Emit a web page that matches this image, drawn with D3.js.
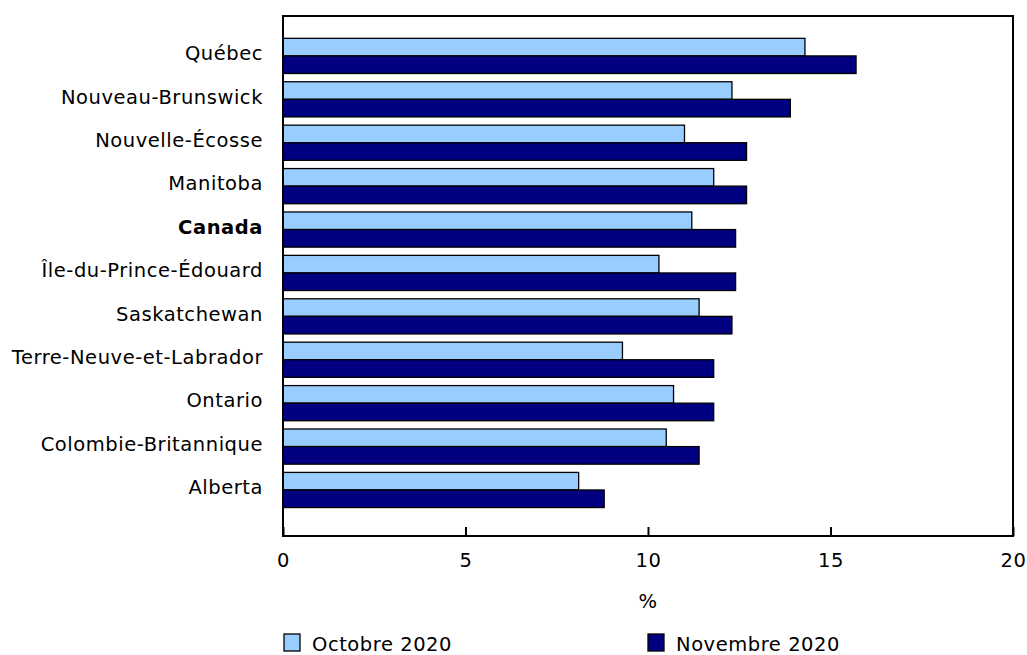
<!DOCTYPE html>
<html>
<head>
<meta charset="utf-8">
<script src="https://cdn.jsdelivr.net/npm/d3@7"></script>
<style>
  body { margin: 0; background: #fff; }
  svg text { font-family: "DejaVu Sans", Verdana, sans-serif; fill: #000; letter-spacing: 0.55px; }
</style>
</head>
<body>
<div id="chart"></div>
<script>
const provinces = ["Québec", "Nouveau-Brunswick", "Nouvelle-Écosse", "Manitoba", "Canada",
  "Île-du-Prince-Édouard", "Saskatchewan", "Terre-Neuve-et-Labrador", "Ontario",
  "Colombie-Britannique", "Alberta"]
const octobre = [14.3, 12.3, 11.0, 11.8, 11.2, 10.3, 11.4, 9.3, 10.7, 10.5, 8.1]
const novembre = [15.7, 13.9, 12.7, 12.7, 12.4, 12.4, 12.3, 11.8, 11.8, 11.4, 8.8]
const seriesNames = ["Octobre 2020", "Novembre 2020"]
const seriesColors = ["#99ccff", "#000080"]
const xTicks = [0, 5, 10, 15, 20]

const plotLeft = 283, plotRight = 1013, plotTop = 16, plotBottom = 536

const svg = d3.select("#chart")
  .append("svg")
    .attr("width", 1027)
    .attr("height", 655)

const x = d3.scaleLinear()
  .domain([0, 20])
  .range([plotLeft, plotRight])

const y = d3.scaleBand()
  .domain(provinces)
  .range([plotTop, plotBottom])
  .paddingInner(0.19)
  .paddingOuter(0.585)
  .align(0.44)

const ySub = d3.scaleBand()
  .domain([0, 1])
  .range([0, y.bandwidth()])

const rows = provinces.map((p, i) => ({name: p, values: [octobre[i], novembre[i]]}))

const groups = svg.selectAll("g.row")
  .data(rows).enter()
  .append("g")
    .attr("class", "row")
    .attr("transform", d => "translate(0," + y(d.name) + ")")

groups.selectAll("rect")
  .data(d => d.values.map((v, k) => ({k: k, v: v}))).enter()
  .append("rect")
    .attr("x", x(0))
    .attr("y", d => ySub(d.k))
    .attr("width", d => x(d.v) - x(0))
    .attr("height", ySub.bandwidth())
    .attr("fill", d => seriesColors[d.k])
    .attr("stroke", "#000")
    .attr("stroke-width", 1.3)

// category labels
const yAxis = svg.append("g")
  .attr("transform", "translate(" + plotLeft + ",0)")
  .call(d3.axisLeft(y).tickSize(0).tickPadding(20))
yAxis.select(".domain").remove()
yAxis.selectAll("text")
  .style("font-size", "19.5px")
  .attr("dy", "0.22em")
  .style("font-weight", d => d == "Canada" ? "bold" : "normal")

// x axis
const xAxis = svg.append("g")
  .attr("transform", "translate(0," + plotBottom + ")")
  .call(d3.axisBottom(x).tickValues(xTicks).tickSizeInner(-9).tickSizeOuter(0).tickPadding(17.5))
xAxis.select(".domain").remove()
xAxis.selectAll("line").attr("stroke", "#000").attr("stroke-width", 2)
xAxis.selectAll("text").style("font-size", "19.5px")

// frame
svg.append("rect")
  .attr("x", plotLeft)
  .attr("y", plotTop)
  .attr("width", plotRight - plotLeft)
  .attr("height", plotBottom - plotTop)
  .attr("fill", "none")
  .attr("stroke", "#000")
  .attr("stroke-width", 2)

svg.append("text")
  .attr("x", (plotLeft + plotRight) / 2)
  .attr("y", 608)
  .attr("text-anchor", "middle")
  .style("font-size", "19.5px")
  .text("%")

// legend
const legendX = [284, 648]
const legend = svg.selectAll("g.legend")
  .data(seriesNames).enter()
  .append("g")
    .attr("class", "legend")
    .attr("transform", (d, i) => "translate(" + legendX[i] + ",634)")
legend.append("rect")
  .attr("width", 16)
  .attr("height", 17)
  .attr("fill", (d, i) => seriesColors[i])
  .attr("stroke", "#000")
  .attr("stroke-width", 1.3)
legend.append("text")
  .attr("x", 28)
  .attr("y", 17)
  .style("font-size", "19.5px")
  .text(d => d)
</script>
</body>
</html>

==

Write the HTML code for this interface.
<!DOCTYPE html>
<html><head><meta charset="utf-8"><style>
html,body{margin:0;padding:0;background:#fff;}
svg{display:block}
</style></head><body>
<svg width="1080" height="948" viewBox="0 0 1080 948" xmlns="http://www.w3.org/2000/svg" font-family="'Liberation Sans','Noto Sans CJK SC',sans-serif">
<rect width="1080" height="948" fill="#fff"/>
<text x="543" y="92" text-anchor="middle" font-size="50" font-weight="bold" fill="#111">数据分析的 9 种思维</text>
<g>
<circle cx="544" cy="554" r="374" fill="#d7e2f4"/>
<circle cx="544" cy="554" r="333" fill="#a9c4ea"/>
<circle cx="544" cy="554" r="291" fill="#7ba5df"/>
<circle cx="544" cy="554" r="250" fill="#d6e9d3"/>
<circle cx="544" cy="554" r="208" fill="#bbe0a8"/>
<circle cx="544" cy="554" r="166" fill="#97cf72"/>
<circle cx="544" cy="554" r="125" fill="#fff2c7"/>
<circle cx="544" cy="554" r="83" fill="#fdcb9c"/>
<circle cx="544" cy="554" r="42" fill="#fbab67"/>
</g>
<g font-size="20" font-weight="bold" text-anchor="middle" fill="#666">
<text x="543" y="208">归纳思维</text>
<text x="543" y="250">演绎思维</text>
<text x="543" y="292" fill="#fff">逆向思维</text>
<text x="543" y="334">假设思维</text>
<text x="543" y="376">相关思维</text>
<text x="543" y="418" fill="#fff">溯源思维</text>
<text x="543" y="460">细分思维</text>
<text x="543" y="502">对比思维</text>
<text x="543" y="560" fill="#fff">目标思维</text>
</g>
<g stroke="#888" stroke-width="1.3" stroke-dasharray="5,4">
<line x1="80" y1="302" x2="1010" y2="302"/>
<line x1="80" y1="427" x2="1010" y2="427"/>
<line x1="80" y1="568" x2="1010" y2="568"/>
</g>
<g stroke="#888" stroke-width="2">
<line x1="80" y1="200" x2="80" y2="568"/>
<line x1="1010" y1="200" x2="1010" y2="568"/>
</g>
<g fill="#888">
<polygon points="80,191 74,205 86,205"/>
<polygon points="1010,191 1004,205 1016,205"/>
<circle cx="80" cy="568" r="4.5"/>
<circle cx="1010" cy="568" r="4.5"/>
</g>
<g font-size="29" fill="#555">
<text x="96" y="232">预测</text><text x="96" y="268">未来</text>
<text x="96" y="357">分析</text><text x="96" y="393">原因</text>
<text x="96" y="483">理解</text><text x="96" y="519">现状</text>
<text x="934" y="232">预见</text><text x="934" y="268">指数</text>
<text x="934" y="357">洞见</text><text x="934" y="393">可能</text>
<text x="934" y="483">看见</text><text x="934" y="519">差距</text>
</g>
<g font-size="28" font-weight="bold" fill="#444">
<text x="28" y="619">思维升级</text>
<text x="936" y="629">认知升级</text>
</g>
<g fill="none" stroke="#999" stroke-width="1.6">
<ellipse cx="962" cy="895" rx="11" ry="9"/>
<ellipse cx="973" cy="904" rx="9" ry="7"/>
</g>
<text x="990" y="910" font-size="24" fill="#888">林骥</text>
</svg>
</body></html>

--- Aim of the task ---
Give every line of the material that includes the string "this".

--- Task result ---
Emit a web page that matches this image, drawn with D3.js.
Write the HTML code for this interface.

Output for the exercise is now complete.